The Ultimate Goal of the ENCS Humanoid Robotics Project is to develop a robot that the average person cannot distinguish from another person. Our human-like robot should be able to interact with a person using a natural language interface, implementing voice generation and recognition. Our robot should be able to recognize who it is conversing with and remember previous conversations, using that information in the current conversation. The intent is to teach the robot to learn, not how to respond.
KEN is the first generation robot the team is working on. Made from a mannequin upper body and head, KEN is human-like in appearance. He has the ability to see, hear, speak, and move his neck. He detects faces and learns to recognize the people he meets. He can carry on a conversation with you.

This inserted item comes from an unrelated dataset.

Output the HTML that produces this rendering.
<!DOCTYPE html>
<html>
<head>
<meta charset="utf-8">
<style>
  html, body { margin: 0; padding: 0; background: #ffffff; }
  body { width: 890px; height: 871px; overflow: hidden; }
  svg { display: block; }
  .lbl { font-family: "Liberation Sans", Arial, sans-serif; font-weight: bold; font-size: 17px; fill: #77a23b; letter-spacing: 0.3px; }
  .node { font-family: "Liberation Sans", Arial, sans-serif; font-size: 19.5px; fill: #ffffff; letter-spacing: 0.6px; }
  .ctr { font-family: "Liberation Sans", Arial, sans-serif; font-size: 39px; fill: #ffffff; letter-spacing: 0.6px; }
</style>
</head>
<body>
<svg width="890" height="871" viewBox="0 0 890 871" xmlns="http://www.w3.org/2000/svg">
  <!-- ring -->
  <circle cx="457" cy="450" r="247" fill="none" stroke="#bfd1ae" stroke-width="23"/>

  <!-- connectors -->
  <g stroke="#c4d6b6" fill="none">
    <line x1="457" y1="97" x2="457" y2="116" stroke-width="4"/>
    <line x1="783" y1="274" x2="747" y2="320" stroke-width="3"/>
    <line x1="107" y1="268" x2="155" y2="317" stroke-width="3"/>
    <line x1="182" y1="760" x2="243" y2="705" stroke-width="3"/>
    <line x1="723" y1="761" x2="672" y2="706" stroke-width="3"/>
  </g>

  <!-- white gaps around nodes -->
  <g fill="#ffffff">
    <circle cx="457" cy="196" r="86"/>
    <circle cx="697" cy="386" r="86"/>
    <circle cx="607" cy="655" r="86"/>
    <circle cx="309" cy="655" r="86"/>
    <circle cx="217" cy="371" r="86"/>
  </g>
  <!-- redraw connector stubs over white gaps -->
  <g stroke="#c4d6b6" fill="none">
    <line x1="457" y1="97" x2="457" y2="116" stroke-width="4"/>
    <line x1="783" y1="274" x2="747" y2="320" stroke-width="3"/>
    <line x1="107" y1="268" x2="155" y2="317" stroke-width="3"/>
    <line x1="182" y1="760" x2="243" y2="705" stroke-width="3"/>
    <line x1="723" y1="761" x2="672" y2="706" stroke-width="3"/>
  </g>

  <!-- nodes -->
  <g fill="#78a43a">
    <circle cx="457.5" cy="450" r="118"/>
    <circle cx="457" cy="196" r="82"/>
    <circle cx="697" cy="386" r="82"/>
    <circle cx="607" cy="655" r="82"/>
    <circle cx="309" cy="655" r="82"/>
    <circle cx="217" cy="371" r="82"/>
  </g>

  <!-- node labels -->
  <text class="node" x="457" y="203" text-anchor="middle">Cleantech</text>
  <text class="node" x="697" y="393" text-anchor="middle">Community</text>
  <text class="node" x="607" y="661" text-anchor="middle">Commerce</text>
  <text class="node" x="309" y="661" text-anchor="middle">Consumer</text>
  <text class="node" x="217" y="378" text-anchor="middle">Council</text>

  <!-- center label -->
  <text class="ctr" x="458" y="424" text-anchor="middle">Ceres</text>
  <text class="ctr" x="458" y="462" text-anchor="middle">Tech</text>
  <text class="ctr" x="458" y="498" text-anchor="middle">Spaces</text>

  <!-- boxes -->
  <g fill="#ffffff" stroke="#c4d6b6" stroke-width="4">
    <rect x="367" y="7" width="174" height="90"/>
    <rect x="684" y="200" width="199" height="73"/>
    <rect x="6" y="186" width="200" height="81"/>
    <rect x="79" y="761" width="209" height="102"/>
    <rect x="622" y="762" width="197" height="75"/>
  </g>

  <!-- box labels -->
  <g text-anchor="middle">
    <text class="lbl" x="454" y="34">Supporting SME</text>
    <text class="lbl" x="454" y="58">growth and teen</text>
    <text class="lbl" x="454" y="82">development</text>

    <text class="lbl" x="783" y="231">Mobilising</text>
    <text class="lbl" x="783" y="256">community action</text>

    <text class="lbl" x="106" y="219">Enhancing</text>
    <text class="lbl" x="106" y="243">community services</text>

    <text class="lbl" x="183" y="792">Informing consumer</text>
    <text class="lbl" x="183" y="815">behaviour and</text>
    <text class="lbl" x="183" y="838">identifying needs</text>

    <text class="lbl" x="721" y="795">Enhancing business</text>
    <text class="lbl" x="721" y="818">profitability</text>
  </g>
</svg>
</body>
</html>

KEN is a platform for robotic engineering discovery and development. With this robot, we are engaging IEEE members in a collaborative effort to develop professional skills and engage students and our community in science, technology, engineering, and mathematics (STEM).

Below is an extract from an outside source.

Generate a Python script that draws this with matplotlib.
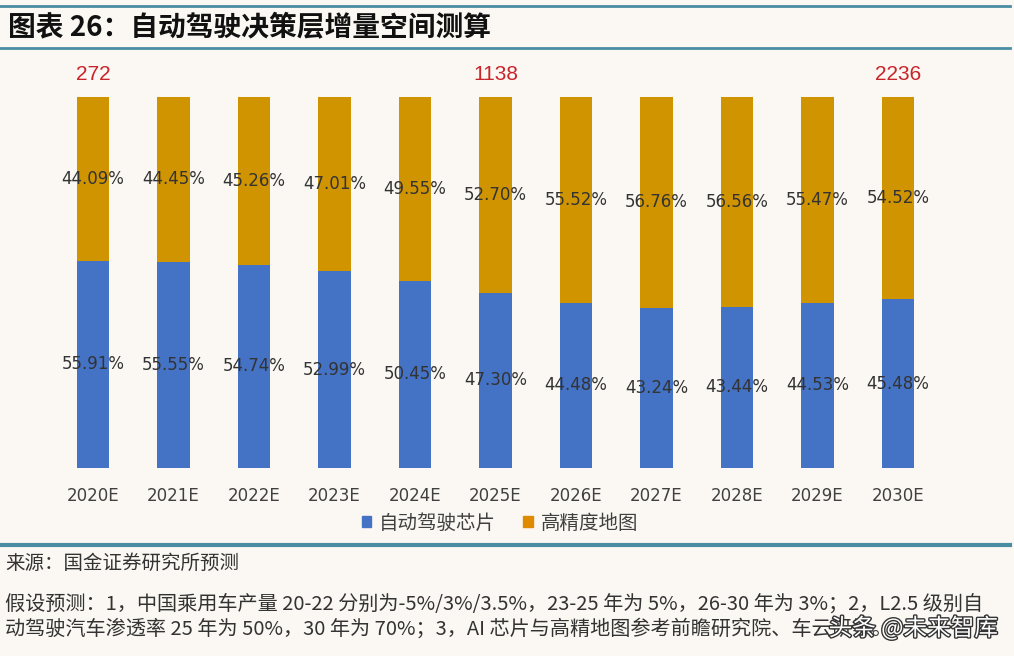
import numpy as np
import matplotlib
matplotlib.use("Agg")
import matplotlib.pyplot as plt
from matplotlib.lines import Line2D
from matplotlib.patches import Patch
import matplotlib.patheffects as pe

plt.rcParams['font.family'] = ['Noto Sans CJK SC', 'DejaVu Sans']

years = ['2020E', '2021E', '2022E', '2023E', '2024E', '2025E',
         '2026E', '2027E', '2028E', '2029E', '2030E']
chip = [55.91, 55.55, 54.74, 52.99, 50.45, 47.30, 44.48, 43.24, 43.44, 44.53, 45.48]
hdmap = [44.09, 44.45, 45.26, 47.01, 49.55, 52.70, 55.52, 56.76, 56.56, 55.47, 54.52]
totals = {0: '272', 5: '1138', 10: '2236'}

bg = '#FBF8F3'
blue = '#4472C4'
orange = '#D09400'
teal = '#4A8CA2'

W, H = 1014, 656
fig = plt.figure(figsize=(W / 100, H / 100), dpi=100, facecolor=bg)

# axes placed in pixel terms: bar centres 93..898, bars from y=468 up to y=97
left = (93 - 40.25) / W
right = (898 + 40.25) / W
bottom = (H - 468) / H
top = (H - 97) / H
ax = fig.add_axes([left, bottom, right - left, top - bottom], facecolor=bg)

x = np.arange(len(years))
ax.bar(x, chip, width=0.4, color=blue, label='自动驾驶芯片')
ax.bar(x, hdmap, width=0.4, bottom=chip, color=orange, label='高精度地图')

for i in x:
    ax.text(i, chip[i] / 2, f'{chip[i]:.2f}%', ha='center', va='center',
            fontsize=12, color='#333333', family='DejaVu Sans')
    ax.text(i, chip[i] + hdmap[i] / 2, f'{hdmap[i]:.2f}%', ha='center', va='center',
            fontsize=12, color='#333333', family='DejaVu Sans')

for i, t in totals.items():
    ax.text(i, 103.5, t, ha='center', va='bottom', fontsize=15, color='#C8242B',
            family='Liberation Sans', clip_on=False)

ax.set_xlim(-0.5, len(years) - 0.5)
ax.set_ylim(0, 100)
ax.set_xticks(x)
ax.set_xticklabels(years, fontsize=12, color='#404040', family='DejaVu Sans')
ax.tick_params(axis='x', length=0, pad=14)
ax.set_yticks([])
for s in ax.spines.values():
    s.set_visible(False)

handles = [Patch(color=blue), Patch(color='#E08A00')]
fig.legend(handles, ['自动驾驶芯片', '高精度地图'], loc='center',
           bbox_to_anchor=(500 / W, 1 - 523 / H), ncol=2, frameon=False,
           fontsize=14, handlelength=0.5, handleheight=0.5, handletextpad=0.4,
           columnspacing=1.4, labelcolor='#404040')

# header / footer rules
for yy, lw in [(6, 2), (48, 2), (545, 3)]:
    fig.add_artist(Line2D([0, 1010 / W], [1 - yy / H, 1 - yy / H], color=teal, lw=lw))

fig.text(8 / W, 1 - 28 / H, '图表 26：自动驾驶决策层增量空间测算', fontsize=20,
         fontweight='heavy', fontstyle='italic', color='#111111', va='center')

fig.text(5 / W, 1 - 563 / H, '来源：国金证券研究所预测', fontsize=14, color='#333333', va='center')
fig.text(5 / W, 1 - 604 / H,
         '假设预测：1，中国乘用车产量 20-22 分别为-5%/3%/3.5%，23-25 年为 5%，26-30 年为 3%；2，L2.5 级别自',
         fontsize=14.5, color='#333333', va='center')
fig.text(5 / W, 1 - 629 / H,
         '动驾驶汽车渗透率 25 年为 50%，30 年为 70%；3，AI 芯片与高精地图参考前瞻研究院、车云研等。',
         fontsize=14.5, color='#333333', va='center')

fig.text(998 / W, 1 - 628 / H, '头条 @未来智库', fontsize=17, color='white', ha='right',
         va='center', path_effects=[pe.withStroke(linewidth=2, foreground='#333333')])

fig.savefig('out.png', dpi=100, facecolor=bg)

Everyone involved in this project understands that building a humanoid robot is hard. Really hard. But that is, in effect, what makes it both fun and worthwhile. We set a big goal, and then we work at it step by step, doing what we can to move ourselves closer to it. By doing this, not only do we learn more about how to build a robot, but by attempting to mimic human abilities, we learn more about what it means to be human. That is the beauty of this project.
KEN is just the start. The initial focus is on building a human looking robot that can participate in natural human interactions. To do this, we needed to give KEN the ability to see, hear, and speak. Tiny camera’s mounted in his eyes give him the potential (not implemented yet) for binocular vision and depth perception. So far, this is the most human-like ability KEN has. Of course, he has tunnel vision and fairly low resolution, but it’s a start. His hearing is provided by a conference room microphone, and he speaks through a speaker. These components are less human-like than his eyes, but they serve the purpose for now and allow us to concentrate on the integration aspects of the system.
KEN uses voice activity detection and speech recognition to record spoken phrases and translate them to text. The artificial intelligence system processes the text into a response which is spoken back using a text to speech synthesizer.
KEN is constantly searching the video image frames from his eye cameras for human faces. He moves his head to center a face in his gaze. In the background, he records information about the faces he sees to allow him to recognize the face again and to associate the face with a name.